Inoltre, la ricerca sul trattamento dei fanghi di depurazione ha rivelato un altro aspetto preoccupante: l'inquinamento da microplastiche. Le microplastiche, derivanti principalmente dalla decomposizione di plastiche più grandi o da prodotti di consumo come i tessuti sintetici, sono state rilevate in abbondanza nei suoli e nelle acque, dove interagiscono con gli idrocarburi e ne amplificano l'effetto tossico. L'uso di tecnologie avanzate per ridurre o rimuovere le microplastiche è diventato quindi un obiettivo urgente per i ricercatori, dato il loro impatto a lungo termine sulla salute degli ecosistemi marini e terrestri.
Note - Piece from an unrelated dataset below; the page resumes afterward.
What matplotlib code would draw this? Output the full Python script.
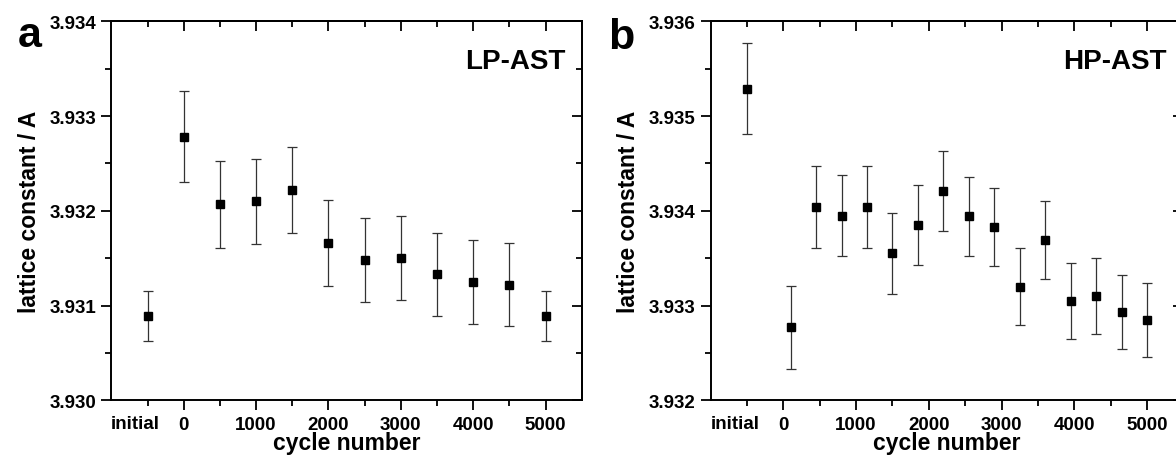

In questo contesto, è fondamentale un approccio integrato alla gestione dei rifiuti industriali e alla protezione ambientale. Le politiche e le normative internazionali, come quelle promosse dall'UNEP, che incoraggiano l'adozione di soluzioni innovative per il trattamento dei contaminanti, sono essenziali per contenere e ridurre l'inquinamento da idrocarburi. L'introduzione di nuove tecnologie di monitoraggio, ad esempio, potrebbe consentire di rilevare e quantificare meglio i livelli di inquinamento, migliorando la gestione e la previsione dei rischi ambientali.
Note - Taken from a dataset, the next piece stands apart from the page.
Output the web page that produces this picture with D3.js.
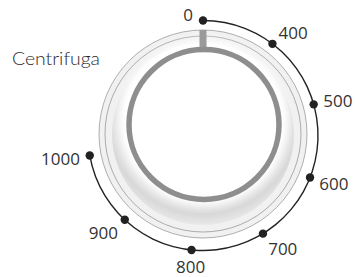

L'evoluzione della ricerca sui catalizzatori e sui processi di purificazione, unita all'introduzione di tecnologie sempre più mirate e sostenibili, offre nuove speranze per un futuro in cui la depurazione dell'ambiente diventi non solo più efficace, ma anche meno costosa e più accessibile per le comunità globali. Tuttavia, non va dimenticato che la prevenzione resta la misura più efficace contro l'inquinamento da idrocarburi. La riduzione dell'uso di sostanze pericolose e la promozione di pratiche industriali più ecologiche sono altrettanto essenziali per evitare che i problemi legati all'inquinamento diventino insormontabili.